— Start AVAILABLE DATA —

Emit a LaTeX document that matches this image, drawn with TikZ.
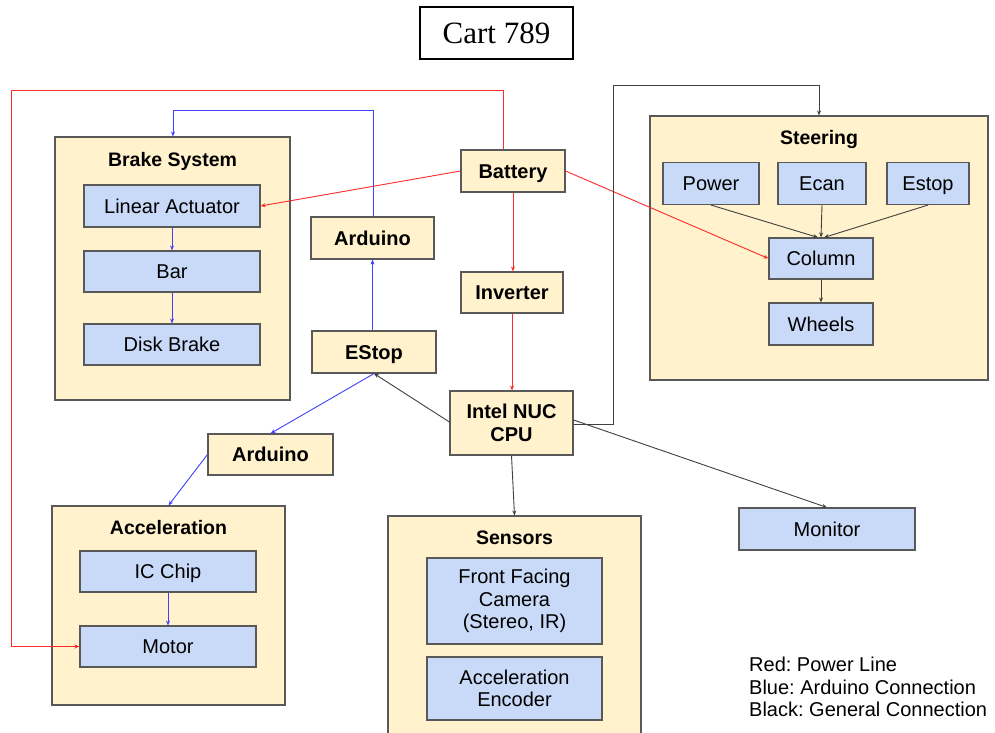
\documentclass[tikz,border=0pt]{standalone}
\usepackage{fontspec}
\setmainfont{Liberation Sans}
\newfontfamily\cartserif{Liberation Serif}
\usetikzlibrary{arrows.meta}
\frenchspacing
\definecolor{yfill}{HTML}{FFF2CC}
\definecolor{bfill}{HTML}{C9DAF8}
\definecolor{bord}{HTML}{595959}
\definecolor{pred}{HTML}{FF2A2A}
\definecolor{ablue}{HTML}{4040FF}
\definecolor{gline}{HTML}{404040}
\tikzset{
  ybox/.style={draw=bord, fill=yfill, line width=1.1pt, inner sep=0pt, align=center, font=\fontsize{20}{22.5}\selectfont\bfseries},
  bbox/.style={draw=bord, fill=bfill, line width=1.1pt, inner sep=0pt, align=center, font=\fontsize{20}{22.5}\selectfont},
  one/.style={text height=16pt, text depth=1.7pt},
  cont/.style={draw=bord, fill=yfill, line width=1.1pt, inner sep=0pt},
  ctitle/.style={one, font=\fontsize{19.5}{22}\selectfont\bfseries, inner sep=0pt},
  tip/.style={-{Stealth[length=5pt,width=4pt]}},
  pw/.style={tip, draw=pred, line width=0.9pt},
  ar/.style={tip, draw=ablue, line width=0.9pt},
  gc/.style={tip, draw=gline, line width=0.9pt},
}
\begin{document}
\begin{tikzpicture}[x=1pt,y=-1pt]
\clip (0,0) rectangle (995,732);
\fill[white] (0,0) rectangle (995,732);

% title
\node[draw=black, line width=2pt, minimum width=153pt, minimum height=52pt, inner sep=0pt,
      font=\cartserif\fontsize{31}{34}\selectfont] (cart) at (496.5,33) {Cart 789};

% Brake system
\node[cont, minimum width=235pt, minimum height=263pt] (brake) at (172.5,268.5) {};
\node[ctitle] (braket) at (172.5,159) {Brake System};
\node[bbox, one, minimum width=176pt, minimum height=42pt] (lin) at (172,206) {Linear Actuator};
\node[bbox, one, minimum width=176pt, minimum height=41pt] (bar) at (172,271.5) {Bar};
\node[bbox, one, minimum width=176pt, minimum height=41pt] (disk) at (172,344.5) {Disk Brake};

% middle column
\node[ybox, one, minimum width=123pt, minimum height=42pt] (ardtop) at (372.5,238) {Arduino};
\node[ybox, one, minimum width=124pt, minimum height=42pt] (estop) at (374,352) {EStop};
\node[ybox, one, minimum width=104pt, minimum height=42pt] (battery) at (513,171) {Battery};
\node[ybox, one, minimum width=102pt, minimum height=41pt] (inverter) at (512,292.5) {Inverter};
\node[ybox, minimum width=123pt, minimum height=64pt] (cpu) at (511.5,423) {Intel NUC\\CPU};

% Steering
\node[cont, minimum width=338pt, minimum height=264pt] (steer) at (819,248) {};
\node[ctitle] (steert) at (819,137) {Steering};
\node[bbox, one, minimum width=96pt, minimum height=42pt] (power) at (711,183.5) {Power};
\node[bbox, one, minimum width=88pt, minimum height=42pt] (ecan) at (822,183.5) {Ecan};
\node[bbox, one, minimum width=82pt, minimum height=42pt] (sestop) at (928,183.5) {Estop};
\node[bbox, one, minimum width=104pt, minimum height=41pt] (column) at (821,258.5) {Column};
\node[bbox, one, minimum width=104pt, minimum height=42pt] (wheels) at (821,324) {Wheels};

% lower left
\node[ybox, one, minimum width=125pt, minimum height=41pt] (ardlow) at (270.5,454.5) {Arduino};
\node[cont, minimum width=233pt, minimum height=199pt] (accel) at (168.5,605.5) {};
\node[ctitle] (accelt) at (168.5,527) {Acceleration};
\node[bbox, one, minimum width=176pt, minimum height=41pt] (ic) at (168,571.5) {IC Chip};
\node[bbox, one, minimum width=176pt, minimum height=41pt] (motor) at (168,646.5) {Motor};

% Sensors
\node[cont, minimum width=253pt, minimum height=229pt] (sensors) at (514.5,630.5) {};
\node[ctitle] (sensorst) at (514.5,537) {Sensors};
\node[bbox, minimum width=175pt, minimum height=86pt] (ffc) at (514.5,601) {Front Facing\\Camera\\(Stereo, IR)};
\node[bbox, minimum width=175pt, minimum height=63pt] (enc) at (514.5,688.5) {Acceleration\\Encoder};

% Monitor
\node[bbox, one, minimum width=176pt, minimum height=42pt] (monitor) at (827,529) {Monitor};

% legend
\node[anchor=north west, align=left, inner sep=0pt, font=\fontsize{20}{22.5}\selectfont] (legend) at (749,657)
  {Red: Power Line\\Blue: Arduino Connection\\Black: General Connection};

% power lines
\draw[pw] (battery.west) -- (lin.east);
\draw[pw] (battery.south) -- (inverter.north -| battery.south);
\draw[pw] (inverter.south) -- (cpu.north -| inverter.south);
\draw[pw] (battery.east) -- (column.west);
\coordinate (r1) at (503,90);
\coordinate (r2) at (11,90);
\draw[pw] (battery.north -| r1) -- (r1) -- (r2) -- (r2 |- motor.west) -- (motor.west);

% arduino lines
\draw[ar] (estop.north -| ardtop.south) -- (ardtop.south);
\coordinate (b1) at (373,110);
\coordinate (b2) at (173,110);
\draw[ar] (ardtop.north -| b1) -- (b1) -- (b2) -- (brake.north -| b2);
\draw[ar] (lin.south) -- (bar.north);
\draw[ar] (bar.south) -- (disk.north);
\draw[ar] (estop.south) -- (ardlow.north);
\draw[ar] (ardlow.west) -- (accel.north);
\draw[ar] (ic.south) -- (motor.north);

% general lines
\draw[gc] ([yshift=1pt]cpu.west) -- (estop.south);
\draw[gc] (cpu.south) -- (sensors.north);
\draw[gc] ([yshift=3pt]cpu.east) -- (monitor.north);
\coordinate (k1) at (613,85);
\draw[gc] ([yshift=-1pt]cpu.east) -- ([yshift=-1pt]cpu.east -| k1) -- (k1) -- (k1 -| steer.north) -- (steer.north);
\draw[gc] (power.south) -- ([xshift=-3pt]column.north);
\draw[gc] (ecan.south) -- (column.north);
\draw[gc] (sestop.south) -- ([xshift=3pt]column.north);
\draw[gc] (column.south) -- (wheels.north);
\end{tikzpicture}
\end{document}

— End AVAILABLE DATA —

## WHAT YOU ARE ASKED TO DO
Transcribe the whole listing exactly. Pictures are excluded.

## CORRECT RESPONSE
Emit a LaTeX document that matches this image, drawn with TikZ.
\documentclass[tikz,border=0pt]{standalone}
\usepackage{fontspec}
\setmainfont{Liberation Sans}
\newfontfamily\cartserif{Liberation Serif}
\usetikzlibrary{arrows.meta}
\frenchspacing
\definecolor{yfill}{HTML}{FFF2CC}
\definecolor{bfill}{HTML}{C9DAF8}
\definecolor{bord}{HTML}{595959}
\definecolor{pred}{HTML}{FF2A2A}
\definecolor{ablue}{HTML}{4040FF}
\definecolor{gline}{HTML}{404040}
\tikzset{
  ybox/.style={draw=bord, fill=yfill, line width=1.1pt, inner sep=0pt, align=center, font=\fontsize{20}{22.5}\selectfont\bfseries},
  bbox/.style={draw=bord, fill=bfill, line width=1.1pt, inner sep=0pt, align=center, font=\fontsize{20}{22.5}\selectfont},
  one/.style={text height=16pt, text depth=1.7pt},
  cont/.style={draw=bord, fill=yfill, line width=1.1pt, inner sep=0pt},
  ctitle/.style={one, font=\fontsize{19.5}{22}\selectfont\bfseries, inner sep=0pt},
  tip/.style={-{Stealth[length=5pt,width=4pt]}},
  pw/.style={tip, draw=pred, line width=0.9pt},
  ar/.style={tip, draw=ablue, line width=0.9pt},
  gc/.style={tip, draw=gline, line width=0.9pt},
}
\begin{document}
\begin{tikzpicture}[x=1pt,y=-1pt]
\clip (0,0) rectangle (995,732);
\fill[white] (0,0) rectangle (995,732);

% title
\node[draw=black, line width=2pt, minimum width=153pt, minimum height=52pt, inner sep=0pt,
      font=\cartserif\fontsize{31}{34}\selectfont] (cart) at (496.5,33) {Cart 789};

% Brake system
\node[cont, minimum width=235pt, minimum height=263pt] (brake) at (172.5,268.5) {};
\node[ctitle] (braket) at (172.5,159) {Brake System};
\node[bbox, one, minimum width=176pt, minimum height=42pt] (lin) at (172,206) {Linear Actuator};
\node[bbox, one, minimum width=176pt, minimum height=41pt] (bar) at (172,271.5) {Bar};
\node[bbox, one, minimum width=176pt, minimum height=41pt] (disk) at (172,344.5) {Disk Brake};

% middle column
\node[ybox, one, minimum width=123pt, minimum height=42pt] (ardtop) at (372.5,238) {Arduino};
\node[ybox, one, minimum width=124pt, minimum height=42pt] (estop) at (374,352) {EStop};
\node[ybox, one, minimum width=104pt, minimum height=42pt] (battery) at (513,171) {Battery};
\node[ybox, one, minimum width=102pt, minimum height=41pt] (inverter) at (512,292.5) {Inverter};
\node[ybox, minimum width=123pt, minimum height=64pt] (cpu) at (511.5,423) {Intel NUC\\CPU};

% Steering
\node[cont, minimum width=338pt, minimum height=264pt] (steer) at (819,248) {};
\node[ctitle] (steert) at (819,137) {Steering};
\node[bbox, one, minimum width=96pt, minimum height=42pt] (power) at (711,183.5) {Power};
\node[bbox, one, minimum width=88pt, minimum height=42pt] (ecan) at (822,183.5) {Ecan};
\node[bbox, one, minimum width=82pt, minimum height=42pt] (sestop) at (928,183.5) {Estop};
\node[bbox, one, minimum width=104pt, minimum height=41pt] (column) at (821,258.5) {Column};
\node[bbox, one, minimum width=104pt, minimum height=42pt] (wheels) at (821,324) {Wheels};

% lower left
\node[ybox, one, minimum width=125pt, minimum height=41pt] (ardlow) at (270.5,454.5) {Arduino};
\node[cont, minimum width=233pt, minimum height=199pt] (accel) at (168.5,605.5) {};
\node[ctitle] (accelt) at (168.5,527) {Acceleration};
\node[bbox, one, minimum width=176pt, minimum height=41pt] (ic) at (168,571.5) {IC Chip};
\node[bbox, one, minimum width=176pt, minimum height=41pt] (motor) at (168,646.5) {Motor};

% Sensors
\node[cont, minimum width=253pt, minimum height=229pt] (sensors) at (514.5,630.5) {};
\node[ctitle] (sensorst) at (514.5,537) {Sensors};
\node[bbox, minimum width=175pt, minimum height=86pt] (ffc) at (514.5,601) {Front Facing\\Camera\\(Stereo, IR)};
\node[bbox, minimum width=175pt, minimum height=63pt] (enc) at (514.5,688.5) {Acceleration\\Encoder};

% Monitor
\node[bbox, one, minimum width=176pt, minimum height=42pt] (monitor) at (827,529) {Monitor};

% legend
\node[anchor=north west, align=left, inner sep=0pt, font=\fontsize{20}{22.5}\selectfont] (legend) at (749,657)
  {Red: Power Line\\Blue: Arduino Connection\\Black: General Connection};

% power lines
\draw[pw] (battery.west) -- (lin.east);
\draw[pw] (battery.south) -- (inverter.north -| battery.south);
\draw[pw] (inverter.south) -- (cpu.north -| inverter.south);
\draw[pw] (battery.east) -- (column.west);
\coordinate (r1) at (503,90);
\coordinate (r2) at (11,90);
\draw[pw] (battery.north -| r1) -- (r1) -- (r2) -- (r2 |- motor.west) -- (motor.west);

% arduino lines
\draw[ar] (estop.north -| ardtop.south) -- (ardtop.south);
\coordinate (b1) at (373,110);
\coordinate (b2) at (173,110);
\draw[ar] (ardtop.north -| b1) -- (b1) -- (b2) -- (brake.north -| b2);
\draw[ar] (lin.south) -- (bar.north);
\draw[ar] (bar.south) -- (disk.north);
\draw[ar] (estop.south) -- (ardlow.north);
\draw[ar] (ardlow.west) -- (accel.north);
\draw[ar] (ic.south) -- (motor.north);

% general lines
\draw[gc] ([yshift=1pt]cpu.west) -- (estop.south);
\draw[gc] (cpu.south) -- (sensors.north);
\draw[gc] ([yshift=3pt]cpu.east) -- (monitor.north);
\coordinate (k1) at (613,85);
\draw[gc] ([yshift=-1pt]cpu.east) -- ([yshift=-1pt]cpu.east -| k1) -- (k1) -- (k1 -| steer.north) -- (steer.north);
\draw[gc] (power.south) -- ([xshift=-3pt]column.north);
\draw[gc] (ecan.south) -- (column.north);
\draw[gc] (sestop.south) -- ([xshift=3pt]column.north);
\draw[gc] (column.south) -- (wheels.north);
\end{tikzpicture}
\end{document}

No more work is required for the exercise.